With the blessing “Immediately to teshuvah; immediately to Redemption,”

Rabbi Menachem Schneerson
Chairman of the Executive Committee

The order of mentioning names in a dedication (first that of the parents [and then that of the donor]), I learned from a hint given by my revered father-in-law, the Rebbe Shlita.

With regard to your questions: With regard to questions that involve actual conduct: It is a great general principle to first clarify if there is an existing tradition concerning the matter. [With regard to the matter at hand,] one must clarify with the elder Chabad chassidim in Eretz Yisrael concerning tefillin and their size. Perhaps when I am able to free myself from the preparation of maamarim of Chassidus for print, I will be able to clarify the matter [through researching some] texts.

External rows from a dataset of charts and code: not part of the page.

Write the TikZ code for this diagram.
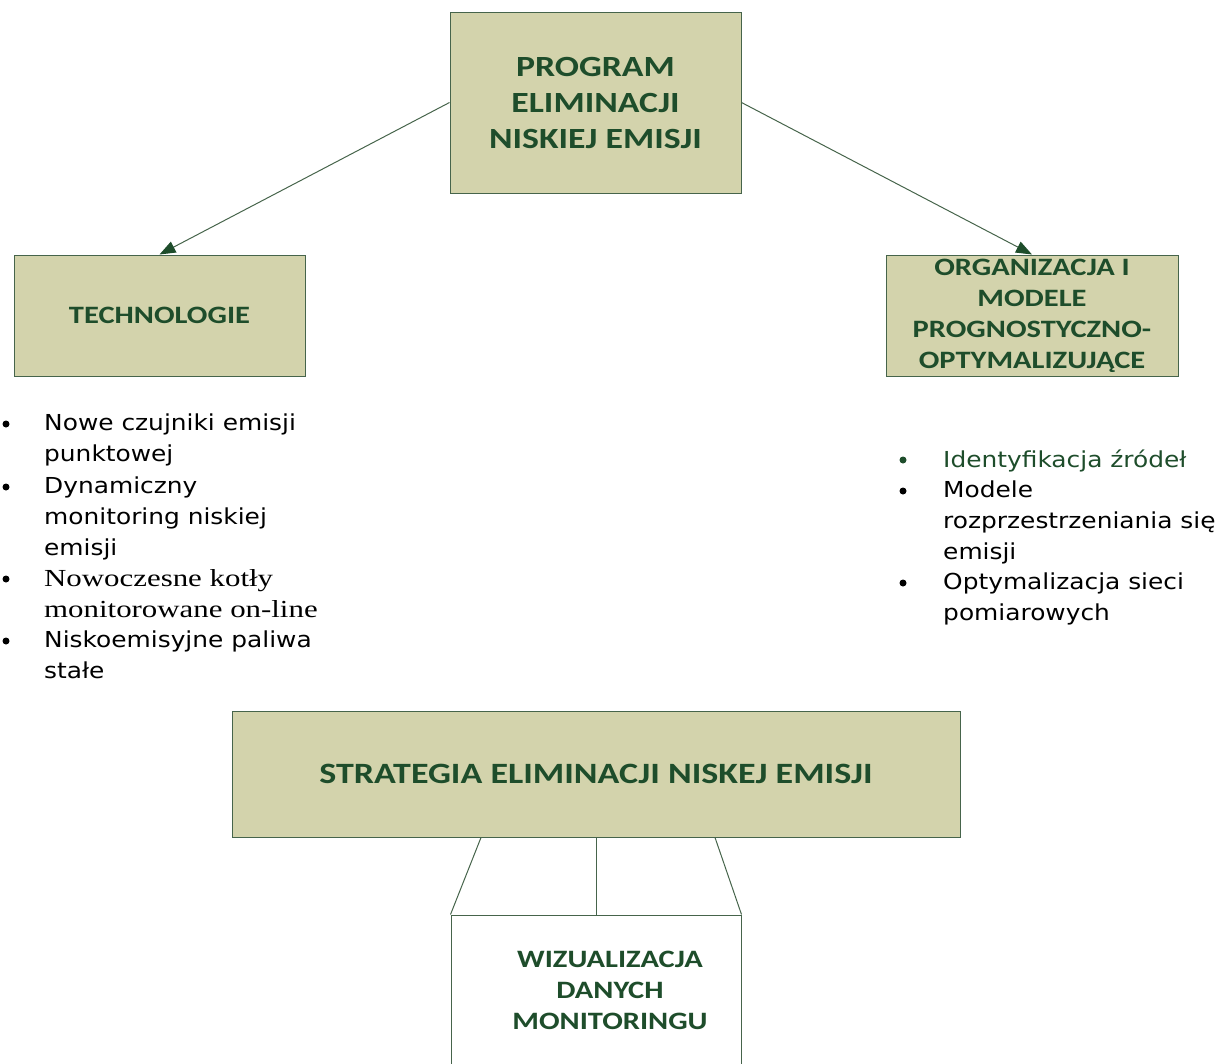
\documentclass[tikz,border=0pt]{standalone}
\usepackage{fontspec}
\usetikzlibrary{arrows.meta}
\newfontfamily\boxfont{Carlito}[FakeStretch=1.22]
\newfontfamily\listfont{DejaVu Sans}[FakeStretch=1.13]
\newfontfamily\oldfont{Liberation Serif}[FakeStretch=1.26]
\definecolor{khaki}{RGB}{211,211,172}
\definecolor{darkgr}{RGB}{30,77,43}
\definecolor{edge}{RGB}{70,100,75}

\begin{document}
\begin{tikzpicture}[x=1pt,y=-1pt]
	\tikzstyle{box} = [draw=edge, line width=1pt, fill=khaki, rectangle, inner sep=0pt, align=center, text=darkgr]
	\tikzstyle{item} = [anchor=north west, inner sep=0pt, align=left, font=\listfont\fontsize{22}{31}\selectfont]
	\tikzstyle{dot} = [circle, fill=black, inner sep=0pt, minimum size=7pt]
	\tikzstyle{conn} = [draw=edge, line width=1pt]
	
	\clip (0,0) rectangle (1217,1063);
	
	\node [box, minimum width=291, minimum height=181, font=\boxfont\bfseries\fontsize{29.3}{36}\selectfont] (prog) at (595.5,102.5) {PROGRAM\\ELIMINACJI\\NISKIEJ EMISJI};
	\node [box, minimum width=291, minimum height=121, font=\boxfont\bfseries\fontsize{25}{31}\selectfont] (tech) at (159.5,315.5) {TECHNOLOGIE};
	\node [box, minimum width=292, minimum height=121, font=\boxfont\bfseries\fontsize{25}{31}\selectfont] (org) at (1032,315.5) {ORGANIZACJA I\\MODELE\\PROGNOSTYCZNO-\\OPTYMALIZUJĄCE};
	\node [box, minimum width=728, minimum height=126, font=\boxfont\bfseries\fontsize{29.5}{31}\selectfont] (strat) at (596,774) {STRATEGIA ELIMINACJI NISKEJ EMISJI};
	\node [draw=edge, line width=1pt, fill=white, minimum width=290, minimum height=200] (wiz) at (596,1015) {};
	\node [text=darkgr, align=center, font=\boxfont\bfseries\fontsize{25}{31}\selectfont] (wizlbl) at (610,990) {WIZUALIZACJA\\DANYCH\\MONITORINGU};
	
	\draw [conn, -{Triangle[length=16pt,width=12pt,color=darkgr]}] (prog.west) -- (tech.north);
	\draw [conn, -{Triangle[length=16pt,width=12pt,color=darkgr]}] (prog.east) -- (org.north);
	
	\draw [conn] ([xshift=-115]strat.south) -- (wiz.north west);
	\draw [conn] (strat.south) -- (wiz.north);
	\draw [conn] ([xshift=119]strat.south) -- (wiz.north east);
	
	\node [dot] (b1) at (6,424) {};
	\node [item] (t1) at (44,414) {Nowe czujniki emisji\\punktowej};
	\node [dot] (b2) at (6,487) {};
	\node [item] (t2) at (44,477) {Dynamiczny\\monitoring niskiej\\emisji};
	\node [dot] (b3) at (6,579) {};
	\node [item, font=\oldfont\fontsize{24.5}{31}\selectfont] (t3) at (44,569) {Nowoczesne kotły\\monitorowane on-line};
	\node [dot] (b4) at (6,641) {};
	\node [item] (t4) at (44,631) {Niskoemisyjne paliwa\\stałe};
	
	\node [dot, fill=darkgr] (c1) at (903,460) {};
	\node [item, text=darkgr] (r1) at (943,450) {Identyfikacja źródeł};
	\node [dot] (c2) at (903,491) {};
	\node [item] (r2) at (943,481) {Modele\\rozprzestrzeniania się\\emisji};
	\node [dot] (c3) at (903,583) {};
	\node [item] (r3) at (943,573) {Optymalizacja sieci\\pomiarowych};
	
\end{tikzpicture}
\end{document}
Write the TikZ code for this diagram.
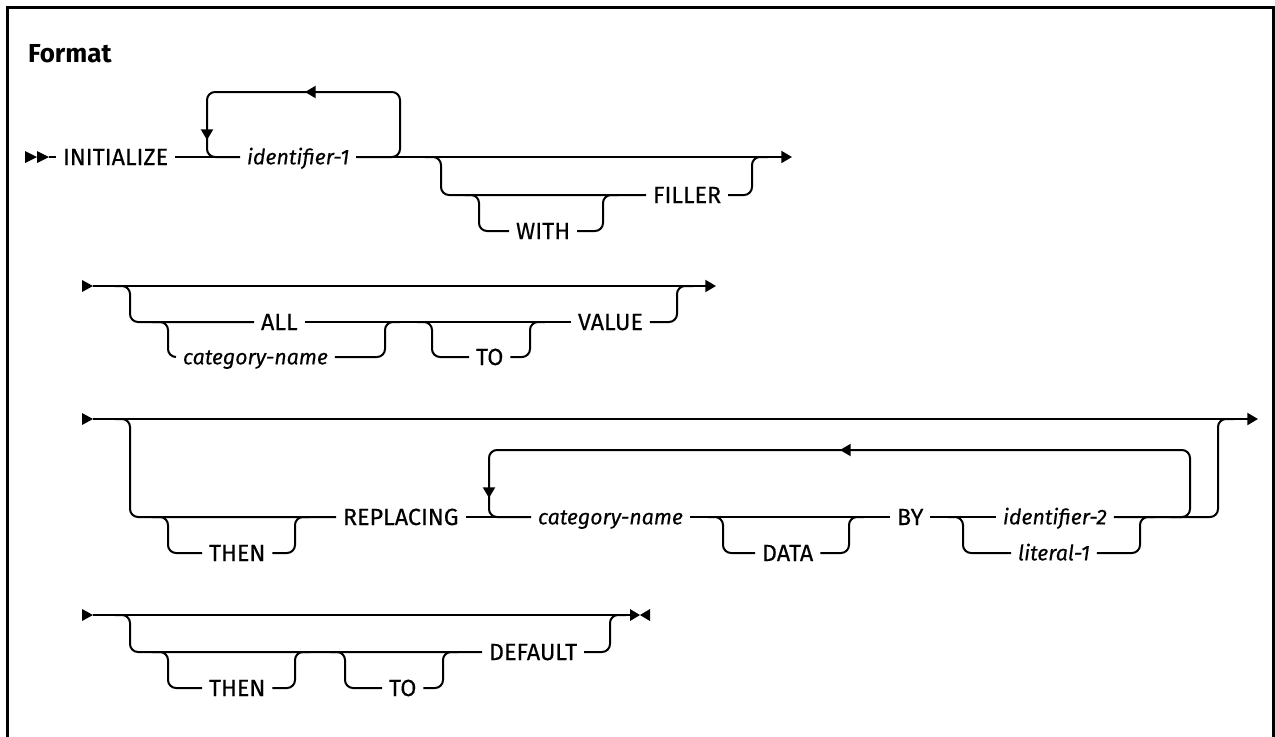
\documentclass[tikz,border=0pt]{standalone}
\usepackage{fontspec}
\setmainfont{Fira Sans}
\newfontfamily\kwfont{Fira Sans}[FakeBold=0.3]
\usetikzlibrary{arrows.meta}
\begin{document}
\begin{tikzpicture}[x=0.75pt,y=-0.75pt,
  line width=1.5pt,
  rr/.style={line width=1.5pt, rounded corners=6pt},
  kw/.style={anchor=west, inner xsep=4.5pt, inner ysep=0pt, text height=12pt, text depth=0pt, font=\kwfont\fontsize{17.5}{19}\selectfont},
  var/.style={anchor=west, inner xsep=4.5pt, inner ysep=0pt, text height=11pt, text depth=0pt, font=\kwfont\fontsize{16}{18}\selectfont\itshape},
  tip/.style={-{Triangle[length=8pt,width=9pt]}, line width=1.5pt},
  head/.style={fill=black},
]
\useasboundingbox (0,0) rectangle (1275,736);
% frame
\draw[line width=2.25pt] (7,737) -- (7,7) -- (1273,7) -- (1273,737);
\node[anchor=base west, inner sep=0pt, font=\fontsize{19.5}{21}\selectfont\bfseries] (fmt) at (27,62) {Format};

% ---------- row 1 ----------
\coordinate (s1) at (49,157);
\coordinate (e1) at (792,157);
\fill[head] (25,151) -- (37,157) -- (25,163) -- cycle;
\fill[head] (37,151) -- (49,157) -- (37,163) -- cycle;
\node[kw] (init) at (56,157) {INITIALIZE};
\node[var] (id1) at (240,157) {identifier-1};
\node[kw] (filler) at (646,195) {FILLER};
\node[kw] (with) at (509,231) {WITH};
\draw (s1) -- (init.west);
\draw (init.east) -- (id1.west);
\draw[tip] (id1.east) -- (e1);
\draw[rr] (id1.west) -- (207,157) -- (207,92) -- (400,92) -- (400,157) -- (id1.east);
\draw[tip] (325,92) -- (305,92);
\draw[tip] (207,118) -- (207,140);
\draw[rr] (425,157) -- (441,157) -- (441,195) -- (filler.west);
\draw[rr] (filler.east) -- (752,195) -- (752,157) -- (768,157);
\draw[rr] (465,195) -- (479,195) -- (479,231) -- (with.west);
\draw[rr] (with.east) -- (603,231) -- (603,195) -- (618,195);

% ---------- row 2 ----------
\coordinate (s2) at (93,286);
\coordinate (e2) at (716,286);
\fill[head] (82,280) -- (93,286) -- (82,292) -- cycle;
\node[kw] (all) at (254,322) {ALL};
\node[var] (cat1) at (176,357) {category-name};
\node[kw] (to1) at (469,357) {TO};
\node[kw] (value) at (571,322) {VALUE};
\draw[tip] (s2) -- (e2);
\draw[rr] (115,286) -- (130,286) -- (130,322) -- (all.west);
\draw[rr] (152,322) -- (168,322) -- (168,357) -- (cat1.west);
\draw[rr] (cat1.east) -- (385,357) -- (385,322) -- (400,322);
\draw (all.east) -- (value.west);
\draw[rr] (417,322) -- (432,322) -- (432,357) -- (to1.west);
\draw[rr] (to1.east) -- (530,357) -- (530,322) -- (545,322);
\draw[rr] (value.east) -- (677,322) -- (677,286) -- (693,286);

% ---------- row 3 ----------
\coordinate (s3) at (93,419);
\coordinate (e3) at (1258,419);
\fill[head] (82,413) -- (93,419) -- (82,425) -- cycle;
\node[kw] (then1) at (202,553) {THEN};
\node[kw] (repl) at (336,517) {REPLACING};
\node[var] (cat2) at (531,517) {category-name};
\node[kw] (data) at (755,553) {DATA};
\node[kw] (by) at (890,517) {BY};
\node[var] (id2) at (996,517) {identifier-2};
\node[var] (lit1) at (1011,553) {literal-1};
\draw[tip] (s3) -- (e3);
\draw[rr] (115,419) -- (130,419) -- (130,517) -- (repl.west);
\draw[rr] (152,517) -- (168,517) -- (168,553) -- (then1.west);
\draw[rr] (then1.east) -- (295,553) -- (295,517) -- (310,517);
\draw (repl.east) -- (cat2.west);
\draw[rr] (cat2.west) -- (489,517) -- (489,450) -- (1190,450) -- (1190,517) -- (1170,517);
\draw[tip] (860,450) -- (840,450);
\draw[tip] (489,476) -- (489,498);
\draw (cat2.east) -- (by.west);
\draw[rr] (708,517) -- (723,517) -- (723,553) -- (data.west);
\draw[rr] (data.east) -- (849,553) -- (849,517) -- (864,517);
\draw (by.east) -- (id2.west);
\draw[rr] (948,517) -- (963,517) -- (963,553) -- (lit1.west);
\draw[rr] (lit1.east) -- (1140,553) -- (1140,517) -- (1155,517);
\draw[rr] (id2.east) -- (1218,517) -- (1218,419) -- (1234,419);

% ---------- row 4 ----------
\coordinate (s4) at (93,615);
\coordinate (e4) at (630,615);
\fill[head] (82,609) -- (93,615) -- (82,621) -- cycle;
\node[kw] (then2) at (202,688) {THEN};
\node[kw] (to2) at (382,688) {TO};
\node[kw] (default) at (482,652) {DEFAULT};
\draw (s4) -- (e4);
\fill[head] (630,609) -- (640,615) -- (630,621) -- cycle;
\fill[head] (650,609) -- (640,615) -- (650,621) -- cycle;
\draw[rr] (115,615) -- (130,615) -- (130,652) -- (default.west);
\draw[rr] (152,652) -- (168,652) -- (168,688) -- (then2.west);
\draw[rr] (then2.east) -- (295,688) -- (295,652) -- (310,652);
\draw[rr] (330,652) -- (345,652) -- (345,688) -- (to2.west);
\draw[rr] (to2.east) -- (443,688) -- (443,652) -- (458,652);
\draw[rr] (default.east) -- (610,652) -- (610,615) -- (626,615);
\end{tikzpicture}
\end{document}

With regard to your second question [when to remove tefillin on Rosh Chodesh]: I am sending you a copy (on the condition that you return it) of what I have already answered with regard to this question.11

The customs which are printed in HaYom Yom and the Haggadah are directives for people at large according to [the instructions of] my revered father-in-law, the Rebbe Shlita, with the exception of those that explicitly say: “the custom of the Rebbe” or “the custom of the Rebbeim’s household.” In such instances, every person should clarify how he should conduct himself.

All of the new points in the Siddur Torah Or which was printed here are based on the directives of my revered father-in-law, the Rebbe Shlita. With regard to those matters which were not changed, I did not ask him, with the exception of several points concerning which I had doubts.